/mbcrawl

A mother&baby E-commerce crawler

Primary LanguageHTMLMIT LicenseMIT

A mother&baby E-commerce crawler powered by scrapy.

Build Status

features:

  • crawl mother&baby products from global.beibei.com (And may add support for some other sites)
  • store the product meta info(such as id, name, description, skus) to PostgreSQL
  • store the product image to upyun cloud storage

global.beibei.com

Product

Product is kept in table products_beibei which has following columns

name type description
id int
name string
description string
category string

SKU

SKU are kept in table skus_beibei

name type description
id int
name string
product_id int
price int
origin_price int
stock int
img_sku_attr_code string The SKU attribute value code which can decide the image(Image only depends on one SKU attribute, no combination).

SKU Images

SKU Images are kept in table sku_images_beibei

name type description
product_id int
sku_attr_code string
uploaded_path string

image

It uploads the product images to

https://v0.api.upyun.com/mbcrawl/{bucket}/{prefix}/{uploaded_path}.jpg

The uploaded path can be retrived by following JOIN criteria from a SKU.

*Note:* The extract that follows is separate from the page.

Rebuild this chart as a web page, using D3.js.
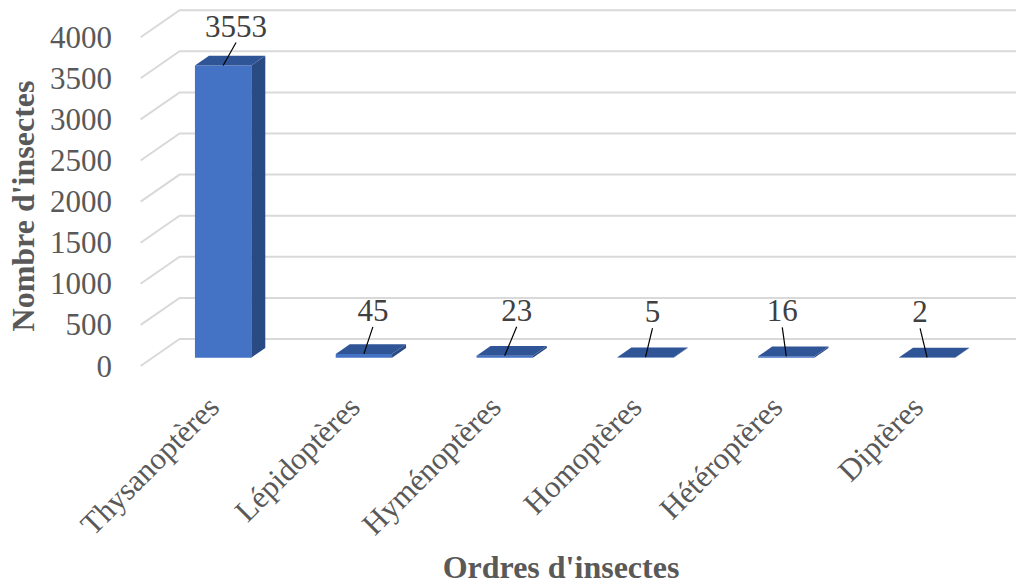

skus_beibei.product_id=sku_images_beibei.product_id and skus_beibei.img_sku_attr_code=sku_images_beibei.sku_attr_code

How to run it

The suggested method is using docker compose.

docker-compose build 
docker-compose up

There are two services:

  • db, the PostgreSQL server, both user name and database are mbcrawl with empty password
  • crawler, the crawler